Monday, January 12, 2026

ICE Shooting: Is Seeing Really Believing?


The fatal shooting of 37-year-old Renee Nicole Good by an ICE agent in Minneapolis on January 7, 2026, has sparked nationwide outrage, protests, and sharply divided interpretations of video evidence, highlighting how footage no longer produces a shared "seeing is believing" consensus in today's polarized media landscape.

Multiple videos from bystanders and agents show conflicting accounts: federal officials and the Trump administration claim the agent acted in self-defense after Good allegedly tried to run him over with her SUV in an act of "domestic terrorism," while eyewitnesses, Minneapolis Mayor Jacob Frey, Governor Tim Walz, and many others call the shooting unjustified, with Frey dismissing the federal narrative as "bullshit" and demanding ICE leave the city. The incident—occurring near the site of George Floyd's 2020 murder—has fueled protests, school closures, vigils, and FBI takeover of the investigation.

Journalists face a growing dilemma: even detailed reporting struggles to shift viewers' preconceived views when the same visuals yield radically different conclusions—self-defense for some, an unjustified killing for others.
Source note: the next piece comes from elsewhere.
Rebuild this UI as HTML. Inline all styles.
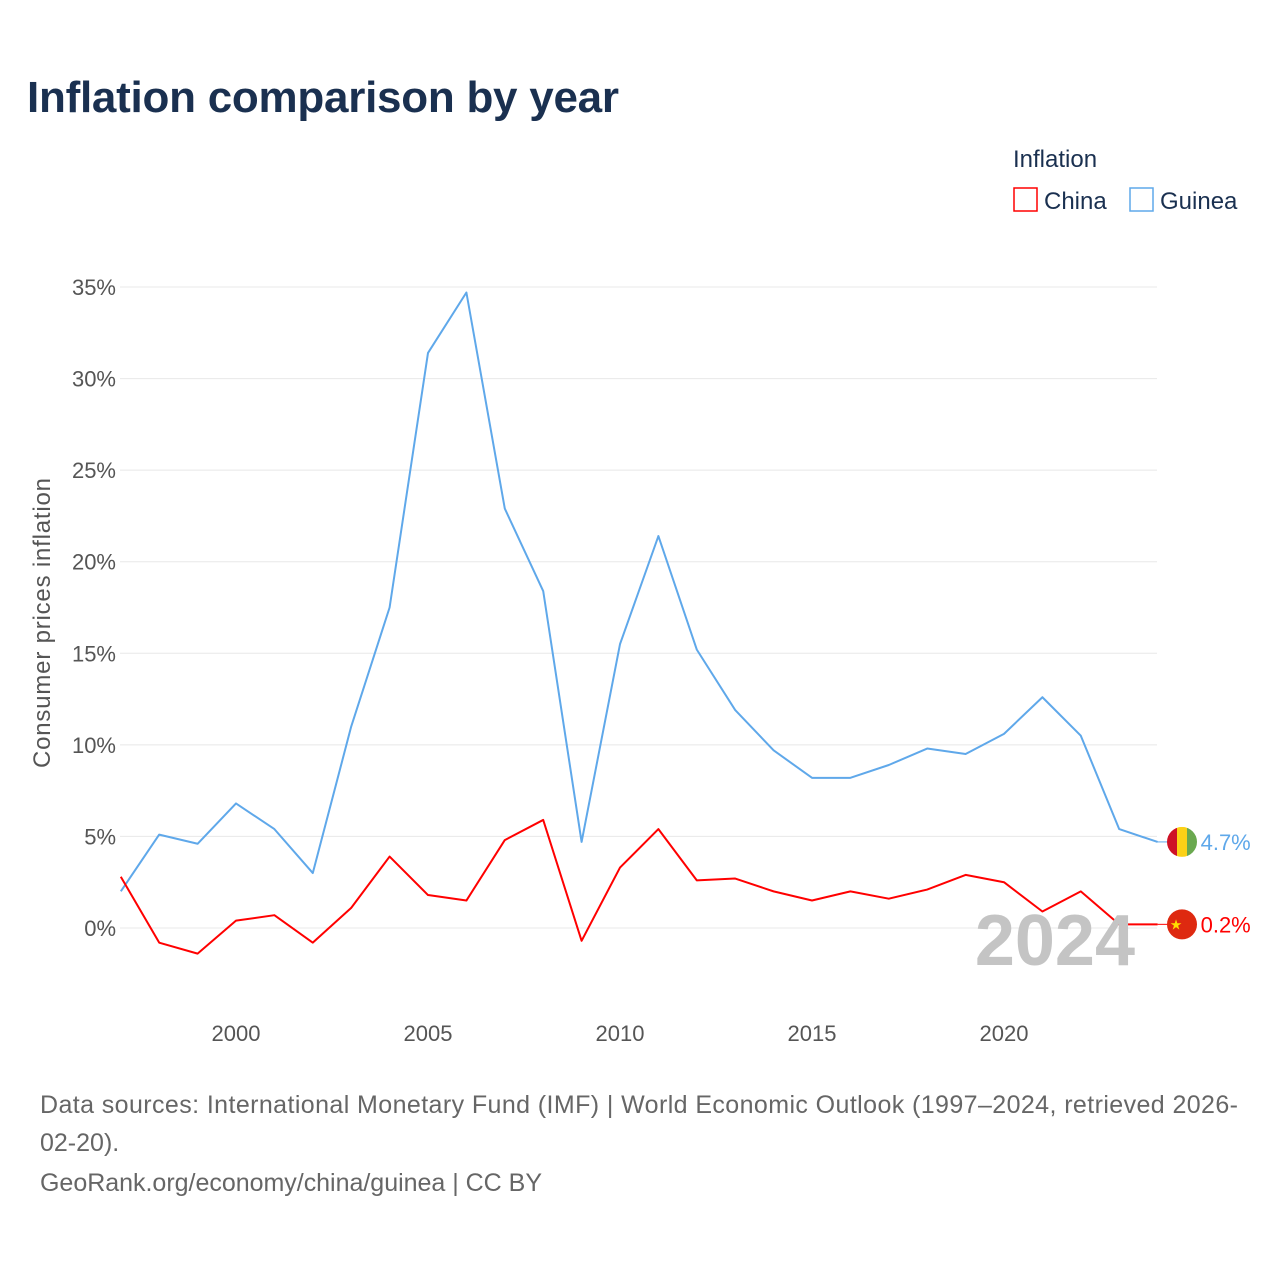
<!DOCTYPE html>
<html><head><meta charset="utf-8"><style>
body{margin:0;background:#fff;font-family:"Liberation Sans",sans-serif}
svg text{font-family:"Liberation Sans",sans-serif}
</style></head><body>
<svg id="c" width="1280" height="1280" xmlns="http://www.w3.org/2000/svg">
<text x="27" y="112" font-size="44" font-weight="bold" fill="#1a3050" textLength="592">Inflation comparison by year</text>
<text x="1013" y="167" font-size="24" fill="#1a3050">Inflation</text>
<g><rect x="1014" y="188" width="23" height="23" fill="none" stroke="#ff0000" stroke-width="1.5"/><text x="1044" y="209" font-size="24" fill="#1a3050">China</text></g>
<g><rect x="1130" y="188" width="23" height="23" fill="none" stroke="#5fa8ea" stroke-width="1.5"/><text x="1160" y="209" font-size="24" fill="#1a3050">Guinea</text></g>
<text transform="translate(50,623) rotate(-90)" text-anchor="middle" font-size="24" textLength="290" fill="#555">Consumer prices inflation</text>
<g id="grid"></g><g id="marks"></g>
<text x="1135" y="965" text-anchor="end" font-size="72" font-weight="bold" fill="#c4c4c4">2024</text>
<text x="40" y="1113" font-size="25" fill="#666" textLength="1198">Data sources: International Monetary Fund (IMF) | World Economic Outlook (1997–2024, retrieved 2026-</text>
<text x="40" y="1151" font-size="25" fill="#666">02-20).</text>
<text x="40" y="1191" font-size="25" fill="#666" textLength="502">GeoRank.org/economy/china/guinea | CC BY</text>
</svg>
<script>
const years=[1997,1998,1999,2000,2001,2002,2003,2004,2005,2006,2007,2008,2009,2010,2011,2012,2013,2014,2015,2016,2017,2018,2019,2020,2021,2022,2023,2024];
const guinea=[2.0,5.1,4.6,6.8,5.4,3.0,11.0,17.5,31.4,34.7,22.9,18.4,4.7,15.5,21.4,15.2,11.9,9.7,8.2,8.2,8.9,9.8,9.5,10.6,12.6,10.5,5.4,4.7];
const china=[2.8,-0.8,-1.4,0.4,0.7,-0.8,1.1,3.9,1.8,1.5,4.8,5.9,-0.7,3.3,5.4,2.6,2.7,2.0,1.5,2.0,1.6,2.1,2.9,2.5,0.9,2.0,0.2,0.2];
const yTicks=[0,5,10,15,20,25,30,35];
const xTicks=[2000,2005,2010,2015,2020];
const NS="http://www.w3.org/2000/svg";
const X=y=>236+(y-2000)*38.4, Y=v=>928-v*18.314;
function el(t,a,p){const e=document.createElementNS(NS,t);for(const k in a)e.setAttribute(k,a[k]);p.appendChild(e);return e;}
const g=document.getElementById('grid'),m=document.getElementById('marks');
yTicks.forEach(t=>{
 const l=el('line',{x1:120,x2:1157,y1:Y(t),y2:Y(t),stroke:'#e8e8e8','stroke-width':1},g);
 
 
 const tx=el('text',{x:116,y:Y(t)+8,'text-anchor':'end','font-size':22,fill:'#555'},g);tx.textContent=t+'%';
 
 
});
xTicks.forEach(t=>{
 const tx=el('text',{x:X(t),y:1041,'text-anchor':'middle','font-size':22,fill:'#555'},g);tx.textContent=t;
 
 
});
function series(vals,col,name){
 const p=el('polyline',{points:vals.map((v,i)=>X(years[i])+','+Y(v)).join(' '),fill:'none',stroke:col,'stroke-width':2,'stroke-linejoin':'round'},m);
 
 
 const last=vals[vals.length-1],lx=X(years[years.length-1]);
 el('line',{x1:lx,x2:lx+10,y1:Y(last),y2:Y(last),stroke:col,'stroke-width':1},m);
 const t=el('text',{x:lx+43,y:Y(last)+8,'font-size':22,fill:col},m);t.textContent=last.toFixed(1)+'%';
 
 
 return Y(last);
}
const gy=series(guinea,'#5fa8ea','guinea');
const cy=series(china,'#ff0000','china');
const cx=1182;
const gf=el('g',{},m);
el('clipPath',{id:'cg'},gf);el('circle',{cx:cx,cy:gy,r:15},document.getElementById('cg'));
const gg=el('g',{'clip-path':'url(#cg)'},gf);
el('rect',{x:cx-15,y:gy-15,width:10,height:30,fill:'#ce1126'},gg);
el('rect',{x:cx-5,y:gy-15,width:10,height:30,fill:'#fcd116'},gg);
el('rect',{x:cx+5,y:gy-15,width:10,height:30,fill:'#6aa84f'},gg);
const cf=el('g',{},m);
el('circle',{cx:cx,cy:cy,r:15,fill:'#de2910'},cf);
const st=el('text',{x:cx-6,y:cy+5,'text-anchor':'middle','font-size':14,fill:'#ffde00'},cf);st.textContent='★';
</script>
</body></html>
Local outlets like Minnesota Public Radio, the Star Tribune, and Minnesota Reformer emphasized eyewitness testimony (including claims of agents giving contradictory commands like "drive away" and "get out"), community impact, protests, and leader responses. 

The Star Tribune named the agent, Jonathan Ross (previously injured in a 2025 vehicle incident), early on. The Reformer obtained interior photos of Good's vehicle showing aftermath.

National coverage from The New York Times, ABC News, Reuters, and others placed the shooting in the context of intensified Trump-era ICE operations in cities, recent use-of-force incidents, and Good's background as a U.S. citizen, mother (of three, including a 6-year-old), poet, writer, and creative writing graduate who was reportedly supporting neighbors or acting as a legal observer.

CNN highlighted unresolved questions about the full sequence of events and potential consequences for the agent. Commentators like Brian Stelter noted video now often acts as a Rorschach test, reflecting viewers' biases rather than settling facts, while others described the story entering the "partisan wringer" immediately.

The coverage underscores journalism's limits in a fractured environment: well-resourced visual investigation teams can scrutinize footage, but many outlets simply relay conflicting interpretations.